But that's the least of the contradictions, especially when you come to a proud pedant like Gerard Henderson, worthy Polonius, advisor to any prince, potentate or pope prepared to listen, and devout pumper of the sacred private sector.
How's this for an entree in his column How to tame the angry beast?
Sometimes debate over word use is little more than pedantry. However, on occasions, a slight difference in wording constitutes a shift in meaning.
Which is to say others are pedantic, but I'm incisively insightful about the meaning of words, like Humpty Dumpty, albeit you might think I'm being pedantic, because you are unable to grasp that a slight difference in wording constitutes a profound shift in meaning. Which is to say how clever and subtle I am, and sucks boo to you followers of helpless, hapless Kevin Rudd. Impenetrability, I always say.
Casting through the runes and the chicken liver entrails, Henderson sees enormous, gigantic, humongous significance in the difference between one government announcement on December 8th when the $10.4 billion security strategy would "create" up to 75,000 jobs, and the February 3 $42 billion package which would "support" up to 90,000 jobs.
Strangle me in the shallow water before I get too deep.

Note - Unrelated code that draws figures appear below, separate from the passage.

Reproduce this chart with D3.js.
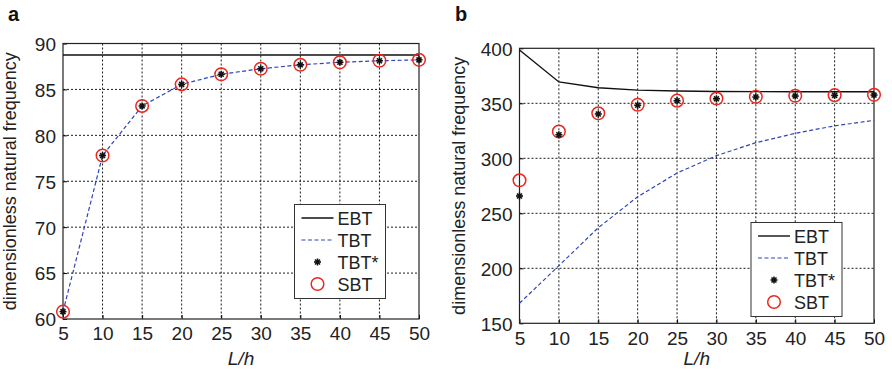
<!DOCTYPE html>
<html>
<head>
<meta charset="utf-8">
<script src="https://cdn.jsdelivr.net/npm/d3@7"></script>
<style>
  body { margin: 0; background: #fff; }
  svg { display: block; font-family: "Liberation Sans", Arial, sans-serif; }
</style>
</head>
<body>
<div id="chart"></div>
<script>
const ratios = [5, 10, 15, 20, 25, 30, 35, 40, 45, 50];

// panel a
const ebtA = [88.75, 88.75, 88.75, 88.75, 88.75, 88.75, 88.75, 88.75, 88.75, 88.75];
const tbtA = [60.8, 77.8, 83.2, 85.55, 86.65, 87.25, 87.68, 87.95, 88.12, 88.22];
const tbtStarA = [60.8, 77.8, 83.2, 85.55, 86.65, 87.25, 87.68, 87.95, 88.12, 88.22];
const sbtA = [60.8, 77.8, 83.2, 85.55, 86.65, 87.25, 87.68, 87.95, 88.12, 88.22];
const yTicksA = [60, 65, 70, 75, 80, 85, 90];

// panel b
const ebtB = [398.5, 369.4, 364.2, 362, 361.2, 360.7, 360.6, 360.5, 360.5, 360.5];
const tbtB = [168.2, 202.4, 236.9, 265, 286.6, 302.4, 314.2, 322.7, 329.5, 334.5];
const tbtStarB = [265.7, 321.4, 340.3, 348.2, 352.3, 354.1, 355.7, 356.6, 357.2, 357.5];
const sbtB = [280, 324.3, 340.9, 348.7, 352.4, 354.3, 355.9, 356.8, 357.4, 357.7];
const yTicksB = [150, 200, 250, 300, 350, 400];

const W = 892, H = 376;
const svg = d3.select("#chart").append("svg").attr("width", W).attr("height", H);

const blue = "#2f45b8";
const red = "#e8281e";
const ink = "#222";

function asterisk(g, x, y, s) {
  const a = g.append("g").attr("transform", `translate(${x},${y})`);
  [0, 45, 90, 135].forEach(ang => {
    const r = ang * Math.PI / 180;
    a.append("line")
      .attr("x1", -s * Math.cos(r)).attr("y1", -s * Math.sin(r))
      .attr("x2", s * Math.cos(r)).attr("y2", s * Math.sin(r))
      .attr("stroke", "#111").attr("stroke-width", 1.6);
  });
  a.append("circle").attr("r", 1.8).attr("fill", "#111");
}

function panel(cfg) {
  const x = d3.scaleLinear().domain([5, 50]).range([cfg.left, cfg.right]);
  const y = d3.scaleLinear().domain(cfg.yDomain).range([cfg.bottom, cfg.top]);
  const g = svg.append("g");

  // grid
  g.selectAll("line.gx").data(ratios.slice(1, -1)).join("line")
    .attr("x1", d => x(d)).attr("x2", d => x(d))
    .attr("y1", cfg.top).attr("y2", cfg.bottom)
    .attr("stroke", "#000").attr("stroke-width", 0.9).attr("stroke-dasharray", "2,2");
  g.selectAll("line.gy").data(cfg.yTicks.slice(1, -1)).join("line")
    .attr("x1", cfg.left).attr("x2", cfg.right)
    .attr("y1", d => y(d)).attr("y2", d => y(d))
    .attr("stroke", "#000").attr("stroke-width", 0.9).attr("stroke-dasharray", "2,2");

  // axes
  const xAxis = g.append("g").attr("transform", `translate(0,${cfg.bottom})`)
    .call(d3.axisBottom(x).tickValues(ratios).tickSizeInner(-4).tickSizeOuter(0).tickPadding(8));
  const yAxis = g.append("g").attr("transform", `translate(${cfg.left},0)`)
    .call(d3.axisLeft(y).tickValues(cfg.yTicks).tickSizeInner(-4).tickSizeOuter(0).tickPadding(7));
  [xAxis, yAxis].forEach(ax => {
    ax.select(".domain").remove();
    ax.selectAll("text").attr("font-size", 19).attr("fill", ink)
      .attr("font-family", "Liberation Sans, Arial, sans-serif");
  });
  yAxis.selectAll("text").attr("dy", "0.36em");

  g.append("rect")
    .attr("x", cfg.left).attr("y", cfg.top)
    .attr("width", cfg.right - cfg.left).attr("height", cfg.bottom - cfg.top)
    .attr("fill", "none").attr("stroke", ink).attr("stroke-width", 1.2);

  // lines
  const line = d3.line().x((d, i) => x(ratios[i])).y(d => y(d));
  g.append("path").datum(cfg.ebt).attr("d", line)
    .attr("fill", "none").attr("stroke", "#111").attr("stroke-width", 1.4);
  g.append("path").datum(cfg.tbt).attr("d", line)
    .attr("fill", "none").attr("stroke", blue).attr("stroke-width", 1.2)
    .attr("stroke-dasharray", "4,2.5");

  cfg.sbt.forEach((v, i) => {
    g.append("circle").attr("cx", x(ratios[i])).attr("cy", y(v)).attr("r", 6.3)
      .attr("fill", "none").attr("stroke", red).attr("stroke-width", 1.5);
  });
  cfg.tbtStar.forEach((v, i) => asterisk(g, x(ratios[i]), y(v), 3.5));

  // labels
  g.append("text").attr("x", cfg.panelX).attr("y", 21)
    .attr("font-size", 20).attr("font-weight", "bold").attr("fill", "#111").text(cfg.name);
  g.append("text")
    .attr("transform", `translate(${cfg.yLabelX},${(cfg.top + cfg.bottom) / 2}) rotate(-90)`)
    .attr("text-anchor", "middle").attr("font-size", 18).attr("fill", ink)
    .text("dimensionless natural frequency");
  g.append("text").attr("x", (cfg.left + cfg.right) / 2).attr("y", 365)
    .attr("text-anchor", "middle").attr("font-size", 19).attr("font-style", "italic")
    .attr("fill", ink).text("L/h");

  // legend
  const L = cfg.legend;
  const lg = g.append("g").attr("transform", `translate(${L.x},${L.y})`);
  lg.append("rect").attr("width", 91).attr("height", 94)
    .attr("fill", "#fff").attr("stroke", "#333").attr("stroke-width", 1);
  const rows = [13.5, 35.5, 57.5, 79.5];
  ["EBT", "TBT", "TBT*", "SBT"].forEach((t, i) => {
    lg.append("text").attr("x", 43).attr("y", rows[i] + 6.5).attr("font-size", 18)
      .attr("fill", ink).text(t);
  });
  lg.append("line").attr("x1", 7).attr("x2", 39).attr("y1", rows[0]).attr("y2", rows[0])
    .attr("stroke", "#111").attr("stroke-width", 1.4);
  lg.append("line").attr("x1", 7).attr("x2", 39).attr("y1", rows[1]).attr("y2", rows[1])
    .attr("stroke", blue).attr("stroke-width", 1.2).attr("stroke-dasharray", "4,2.5");
  asterisk(lg, 23, rows[2], 3.5);
  lg.append("circle").attr("cx", 23).attr("cy", rows[3]).attr("r", 6.3)
    .attr("fill", "none").attr("stroke", red).attr("stroke-width", 1.5);
}

panel({
  name: "a", panelX: 8, yLabelX: 16,
  left: 63, right: 419, top: 43.5, bottom: 319,
  yDomain: [60, 90], yTicks: yTicksA,
  ebt: ebtA, tbt: tbtA, tbtStar: tbtStarA, sbt: sbtA,
  legend: { x: 294.5, y: 204.5 }
});

panel({
  name: "b", panelX: 455, yLabelX: 465,
  left: 519.5, right: 874, top: 48.3, bottom: 323.3,
  yDomain: [150, 400], yTicks: yTicksB,
  ebt: ebtB, tbt: tbtB, tbtStar: tbtStarB, sbt: sbtB,
  legend: { x: 751, y: 222.5 }
});
</script>
</body>
</html>
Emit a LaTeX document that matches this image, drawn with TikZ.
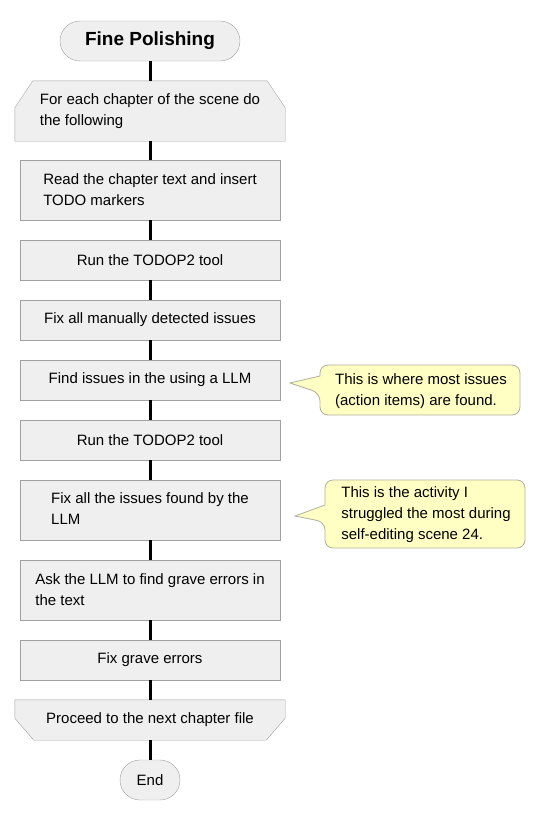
\documentclass[tikz,border=0pt]{standalone}
\usepackage{fontspec}
\setmainfont{Liberation Sans}
\usetikzlibrary{backgrounds}
\definecolor{boxfill}{HTML}{EFEFEF}
\definecolor{boxline}{HTML}{A0A0A0}
\definecolor{notefill}{HTML}{FFFFC4}
\definecolor{noteline}{HTML}{B0B0A0}
\tikzset{
  txt/.style={font=\fontsize{15}{21}\selectfont, align=left, inner sep=0pt},
  pill/.style={txt, draw=boxline, fill=boxfill, rounded corners=20pt, minimum height=40pt, align=center},
  stepbox/.style={txt, draw=boxline, fill=boxfill, minimum width=260pt, minimum height=40pt},
  tallbox/.style={stepbox, minimum height=60pt},
  loopbox/.style={txt, minimum width=270pt, minimum height=60pt},
  loopshape/.style={draw=boxline, fill=boxfill},
  flow/.style={line width=3pt, black},
  note/.style={draw=noteline, fill=notefill, line width=0.8pt},
  notetxt/.style={txt}
}
\begin{document}
\begin{tikzpicture}[x=1pt,y=-1pt]
\useasboundingbox (0,0) rectangle (545,814);
\node[pill, minimum width=180pt, font=\fontsize{19}{22}\selectfont\bfseries] (start) at (150,41) {Fine Polishing};
\node[loopbox] (loop) at (150,111) {For each chapter of the scene do\\the following};
\node[tallbox] (b1) at (150,190) {Read the chapter text and insert\\TODO markers};
\node[stepbox] (b2) at (150,260) {Run the TODOP2 tool};
\node[stepbox] (b3) at (150,320) {Fix all manually detected issues};
\node[stepbox] (b4) at (150,380) {Find issues in the using a LLM};
\node[stepbox] (b5) at (150,440) {Run the TODOP2 tool};
\node[tallbox] (b6) at (150,510) {Fix all the issues found by the\\LLM\phantom{ the issues found by the}};
\node[tallbox] (b7) at (150,590) {Ask the LLM to find grave errors in\\the text};
\node[stepbox] (b8) at (150,660) {Fix grave errors};
\node[loopbox, minimum height=40pt] (loopend) at (150,720) {Proceed to the next chapter file};
\node[pill, minimum width=60pt] (end) at (150,780) {End};
\begin{pgfonlayer}{background}
\draw[loopshape] (loop.south west) -- ([yshift=-27pt]loop.north west) -- ([xshift=18pt]loop.north west) -- ([xshift=-18pt]loop.north east) -- ([yshift=-27pt]loop.north east) -- (loop.south east) -- cycle;
\draw[loopshape] (loopend.north west) -- ([yshift=22pt]loopend.south west) -- ([xshift=19pt]loopend.south west) -- ([xshift=-19pt]loopend.south east) -- ([yshift=22pt]loopend.south east) -- (loopend.north east) -- cycle;
\end{pgfonlayer}
\foreach \a/\b in {start/loop,loop/b1,b1/b2,b2/b3,b3/b4,b4/b5,b5/b6,b6/b7,b7/b8,b8/loopend,loopend/end}
  \draw[flow] (\a.south) -- (\b.north);
% callout 1
\draw[note, rounded corners=8pt] (320,393) [sharp corners]-- (290,383) -- (320,376) [rounded corners=8pt] -- (320,365) -- (520,365) -- (520,415) -- (320,415) -- cycle;
\node[notetxt] (n1) at (421,391) {This is where most issues\\(action items) are found.};
% callout 2
\draw[note, rounded corners=8pt] (325,522) [sharp corners]-- (295,516) -- (325,505) [rounded corners=8pt] -- (325,480) -- (525,480) -- (525,548) -- (325,548) -- cycle;
\node[notetxt] (n2) at (426,515) {This is the activity I\\struggled the most during\\self-editing scene 24.};
\end{tikzpicture}
\end{document}
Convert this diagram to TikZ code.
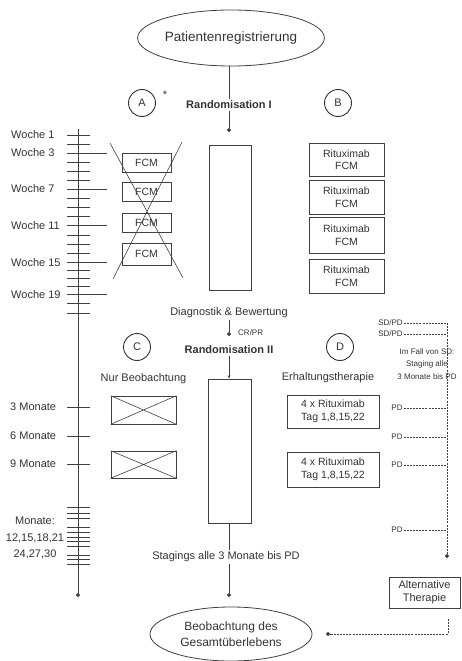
\documentclass[tikz,border=0pt]{standalone}
\usepackage{fontspec}
\setmainfont{Liberation Sans}
\usetikzlibrary{arrows.meta,shapes.geometric}
\begin{document}
\begin{tikzpicture}[x=1pt,y=-1pt,
  every node/.style={text=black!80},
  ln/.style={draw=black!75, line width=0.6pt},
  dotarr/.style={ln,-{Circle[length=4pt]}},
  dsh/.style={draw=black!75, line width=0.75pt, dash pattern=on 2pt off 1.1pt},
  lbl/.style={font=\fontsize{11}{12}\selectfont, inner sep=2pt},
  sml/.style={font=\fontsize{8}{10}\selectfont, inner sep=1pt},
  bx/.style={ln, rectangle, inner sep=0pt, align=center, font=\fontsize{10.5}{12.5}\selectfont},
  crossbx/.style={ln, rectangle, inner sep=0pt, minimum width=65pt},
  circ/.style={draw=black!80, line width=0.9pt, circle, minimum size=27pt, inner sep=0pt, font=\fontsize{11}{12}\selectfont},
  ell/.style={ln, line width=0.8pt, ellipse, inner sep=0pt, align=center}
]
\useasboundingbox (0,0) rectangle (461,661);

% ---------- top ----------
\node[ell, minimum width=162pt, minimum height=56pt, font=\fontsize{13.5}{15}\selectfont] (top) at (231,38) {Patientenregistrierung};
\node[lbl, font=\bfseries\fontsize{11}{12}\selectfont] (r1) at (229,105) {Randomisation I};
\coordinate (a1) at (229,132);
\draw[ln] (top.south -| r1) -- (r1.north);
\draw[dotarr] (r1.south) -- (a1);

\node[circ] (cA) at (142,103) {A};
\node[lbl, font=\fontsize{11}{12}\selectfont, inner sep=0pt] (star) at (165,95) {*};
\node[circ] (cB) at (338,103) {B};

% ---------- timeline ----------
\coordinate (tl0) at (78,129);
\coordinate (tl1) at (78,597);
\draw[dotarr] (tl0) -- (tl1);
\foreach \yy in {135,144,162,171,180,198.2,207.4,216.5,235,244.2,253.5,270.6,278.5,286.4,303.5,313}
  \draw[ln] (67,\yy) -- (90,\yy);
\foreach \yy in {153,189,225.7,262.7,294.3}
  \draw[ln] (67,\yy) -- (107,\yy);
\node[lbl, anchor=west, inner sep=0pt] (w1) at (11,135) {Woche 1};
\node[lbl, anchor=west, inner sep=0pt] (w3) at (11,153) {Woche 3};
\node[lbl, anchor=west, inner sep=0pt] (w7) at (11,189) {Woche 7};
\node[lbl, anchor=west, inner sep=0pt] (w11) at (11,225.7) {Woche 11};
\node[lbl, anchor=west, inner sep=0pt] (w15) at (11,262.7) {Woche 15};
\node[lbl, anchor=west, inner sep=0pt] (w19) at (11,294.3) {Woche 19};

\foreach \yy in {407,436,464,507,513,518,527,532,537,541,546,555,559,564}
  \draw[ln] (67,\yy) -- (90,\yy);
\node[lbl, anchor=west, inner sep=0pt] (m3) at (10,407) {3 Monate};
\node[lbl, anchor=west, inner sep=0pt] (m6) at (10,436) {6 Monate};
\node[lbl, anchor=west, inner sep=0pt] (m9) at (10,464) {9 Monate};
\node[lbl, align=center, inner sep=0pt, font=\fontsize{11}{16.5}\selectfont] (mr) at (35,538) {Monate:\\12,15,18,21\\24,27,30};

% ---------- arm A (crossed FCM) ----------
\node[bx, minimum width=49pt, minimum height=19pt] (f1) at (146.5,162.5) {FCM};
\node[bx, minimum width=49pt, minimum height=19pt] (f2) at (146.5,191.5) {FCM};
\node[bx, minimum width=49pt, minimum height=19pt] (f3) at (146.5,222.5) {FCM};
\node[bx, minimum width=49pt, minimum height=22pt] (f4) at (146.5,254) {FCM};
\coordinate (xa) at (110,143);
\coordinate (xb) at (183,278);
\coordinate (xc) at (182,142);
\coordinate (xd) at (113,279);
\draw[ln] (xa) -- (xb) (xc) -- (xd);

% ---------- middle column ----------
\node[ln, draw, rectangle, minimum width=42pt, minimum height=145pt] (rc1) at (230,217.5) {};
\node[lbl] (diag) at (229,313) {Diagnostik \& Bewertung};
\coordinate (a2) at (229,336);
\draw[dotarr] (diag.south) -- (a2);
\node[sml, anchor=west] (crpr) at (237,333) {CR/PR};
\node[lbl, font=\bfseries\fontsize{11}{12}\selectfont] (r2) at (229,350) {Randomisation II};
\node[ln, draw, rectangle, minimum width=43pt, minimum height=144pt] (rc2) at (229.5,451) {};
\draw[ln, -{Stealth[length=3.5pt]}] (r2.south) -- (r2.south |- rc2.north);
\node[lbl] (stg) at (226,557) {Stagings alle 3 Monate bis PD};
\coordinate (a3) at (229,597);
\draw[ln] (rc2.south -| a3) -- (stg.north -| a3);
\draw[dotarr] (stg.south -| a3) -- (a3);
\node[ell, minimum width=162pt, minimum height=54pt, font=\fontsize{12}{16}\selectfont] (bot) at (231,634) {Beobachtung des\\Gesamtüberlebens};

% ---------- arm B ----------
\node[bx, minimum width=75pt, minimum height=33pt] (b1) at (346.5,159.5) {Rituximab\\FCM};
\node[bx, minimum width=75pt, minimum height=34pt] (b2) at (346.5,197) {Rituximab\\FCM};
\node[bx, minimum width=75pt, minimum height=36pt] (b3) at (346.5,235) {Rituximab\\FCM};
\node[bx, minimum width=75pt, minimum height=34pt] (b4) at (346.5,276) {Rituximab\\FCM};

% ---------- arm C ----------
\node[circ] (cC) at (137,347) {C};
\node[lbl] (nb) at (143.5,379) {Nur Beobachtung};
\node[crossbx, minimum height=28pt] (o1) at (143.5,410) {};
\node[crossbx, minimum height=27pt] (o2) at (143.5,464.5) {};
\draw[ln] (o1.north west) -- (o1.south east) (o1.south west) -- (o1.north east);
\draw[ln] (o2.north west) -- (o2.south east) (o2.south west) -- (o2.north east);

% ---------- arm D ----------
\node[circ] (cD) at (340,347) {D};
\node[lbl] (eh) at (328,378) {Erhaltungstherapie};
\node[bx, minimum width=92pt, minimum height=33pt] (d1) at (333,411.5) {4 x Rituximab\\Tag 1,8,15,22};
\node[bx, minimum width=92pt, minimum height=35pt] (d2) at (333,469.5) {4 x Rituximab\\Tag 1,8,15,22};

% ---------- right dashed ----------
\coordinate (dv0) at (447,323);
\coordinate (dv1) at (447,558);
\draw[dsh, -{Circle[length=4pt]}] (dv0) -- (dv1);
\node[sml] (sp1) at (390.5,323) {SD/PD};
\node[sml] (sp2) at (390.5,334) {SD/PD};
\draw[dsh] (sp1.east) -- (sp1.east -| dv0);
\draw[dsh] (sp2.east) -- (sp2.east -| dv0);
\node[sml, align=center, font=\fontsize{8}{12.5}\selectfont] (imf) at (427,364) {Im Fall von SD:\\Staging alle\\3 Monate bis PD};
\node[sml] (pd1) at (397,408) {PD};
\node[sml] (pd2) at (397,437) {PD};
\node[sml] (pd3) at (397,465) {PD};
\node[sml] (pd4) at (397,530) {PD};
\foreach \p in {pd1,pd2,pd3,pd4}
  \draw[dsh] (\p.east) -- (\p.east -| dv0);

\node[bx, minimum width=71pt, minimum height=31pt, font=\fontsize{11}{13}\selectfont] (alt) at (424.5,592.5) {Alternative\\Therapie};
\coordinate (af) at (448,619);
\coordinate (ae) at (326,634);
\draw[dsh, -{Circle[length=4pt]}] (af) |- (ae);
\end{tikzpicture}
\end{document}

Out of this little word change, the magical weaver of dullness through words sees a profound admission that governments do not create employment, except in so far as they recruit people to the public service.
On other occasions, governments make economic decisions which may, or may not, lead to an increase in employment and a decrease in unemployment.
Like say dropping $10 billion on a piece of infrastructure like a rail system might - or might not - lead to a few extra jobs. Or giving Macquarie infrastructure a nice little tender might - or might not - give work to ex-politicians like Bob Carr.
What was that I read recently? That research that showed health and community services will add more jobs to the economy than any other industry in the period 2007-2012, with some 170,000 jobs.
Thank god the health and services sector has got nothing to do with government or government expenditure.
For the rest of it, of course, there's only small business. And of course what must be restored immediately is the John Howard legacy. The electorate voted very firmly in favor of John Howard's Work Choices legislation at the last election, and clearly the Rudd government's new unfair dismissal legislation is a clear disincentive to employment.
Say what? John Howard lost the last election? No never? Well hardly ever. And Work Choices and unfair dismissal was a subject of some controversy? Sssh, say it isn't so, and don't tell Gerard, he's still living in the warm embrace of John, back in the dreamtime, the golden age, when all was right with the world. Instead of this age of lead, this age of mudd, this age of Rudd.
And of course it wouldn't be a Henderson column without some raillery about the carbon tax and its devastating effect on business. Especially since China or India are disinclined to do anything, and Obama is likely to be just George Bush in drag. Why shouldn't we all get out and party like it's nineteen ninety nine?
Then in a concluding flourish Gerard does the now standard slagging off of Roosevelt's expansionary New Deal, and the USA's slow recovery, in contrast to the 'rapid recovery' of Great Britain in the absence of any fiscal stimulus.
This kind of historical revisionism, an anti-Keynesian riff of cosmic and disingenuous, if not outright deceitful proportions, has been developing over the past decade as armchair theoreticians of the Republican kind haven't wanted to look too closely at the Bush legacy, and have preferred to shift the debate back to the thirties, where they can rely on the way few people have studied the period, and even fewer give a toss about history's lessons. They can slag off FRD without worrying too much about contradiction.
Henderson's one paragraph re-writing of history, citing a couple of like-minded sources, is glib, fanciful, facile, distorted, and yes, I have to say it, fey (in the sense of having or displaying an otherworldly, magical, or fairylike aspect or quality, as opposed to the notion of one having visionary power or clairvoyancy. Perhaps in the sense of appearing touched or crazy, as if under a spell, rather than the Scots notion of full of the sense of approaching death. Oh dear god, reading Gerard has turned me into a pedant, just like him. Noooh.).
Anyhoo, thinking like that led to the Conservatives being kicked out after the second world war - people in Britain had a long memory of the suffering experienced during the thirties - so keep going Gerard, you might just enshrine the Rudd government for a long time, by keeping on and on (and did I say on) about the wonders of the Howard government's glorious policies of WorkChoices makes benefit for humble workers in antipodes.
But Gerard can never resist can he?
If the Rudd Government has any cash left over, it would be advised to focus on reducing taxation and costly regulation on small business. Unlike government, small business is the main driver in Australia of job creation and job support.
That's right, drawing himself up to his full pontificating height, as always he seeks to offer timely advice to politicians, even as you might suspect that the politicians, confronted by an economic crisis which sees Japan in full blown depression, will think of him as just another jibber jabbering armchair theoretician with a pedantic streak a mile wide, and worse still, proud of it.
What a pity we're small cheese, small beer. There's a job available down here for Paul Krugman, but what with small minds doing small business, it's hard to imagine him wanting to spend twenty hours in a plane chewing up avgas to save us from our armchair experts.